Mas trata-se de observar que a metafísica “música própria” não é a única forma legítima de expressão musical potencialmente revolucionária. É também revolucionário resistir à apropriação da música, que é produto social, pela indústria cultural e artistas. Se as letras não servem aos nossos ideais, sentimentos e momentos, troquê-mo-las. Se o arranjo e a velocidade não são do nosso gosto, troquê-mo-los. Expropriar não é somente pegarmos de volta do jeito pasteurizado com que a indústria nos vende a nossa música, mas a reformularmos, constantemente se for o caso, adaptando-a a nossos propósitos e desejos. Se o riff ou a melodia não nos agrada, geremos uma música “nova”. Mas não temos porque rejeitarmos melodias que nos inspiram, que nos agradam, só porque nos dizem que ela possui dono. Não serei Shakespeare por recitar um poema que dizem ser seu, nem Michael Jackson por tocar um música que dizem ser sua.
Expropriar músicas não somente é legítimo, é necessário.

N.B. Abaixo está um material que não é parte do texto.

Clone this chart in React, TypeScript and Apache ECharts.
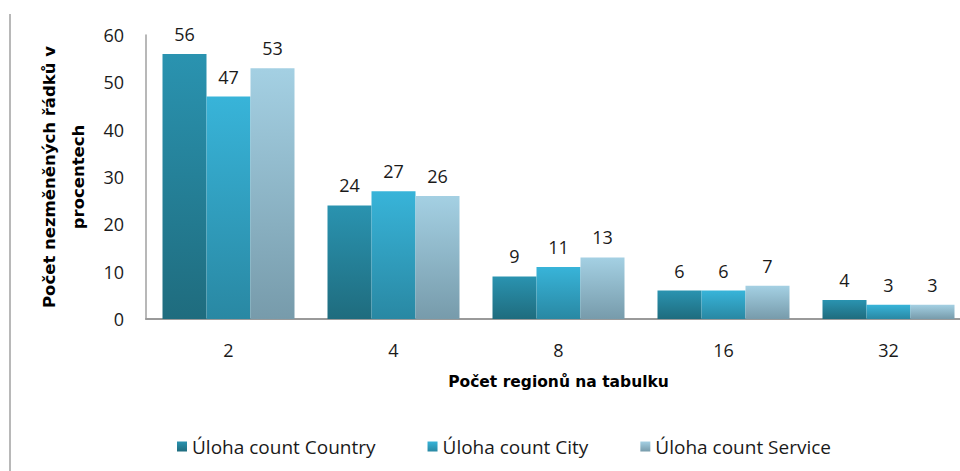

Preencher de conteúdo o máximo revolucionário (não somente no sentido lírico) todas as músicas possíveis deve ser pensado. Ou você acha que “Ay Carmela” foi escrita pelos revolucionários espanhóis de 1936? Ou você acha que aquela letra que você conhece foi a única que foi casada com aquela música? Este é um bom exemplo de reformulação e do potencial revolucionário que isto tem.
Pois então que o “Should i Stay or Should i go” seja trocado por “Devo aceitar ou me revoltar”. Ou vamos deixar a Levis e a Sony em paz?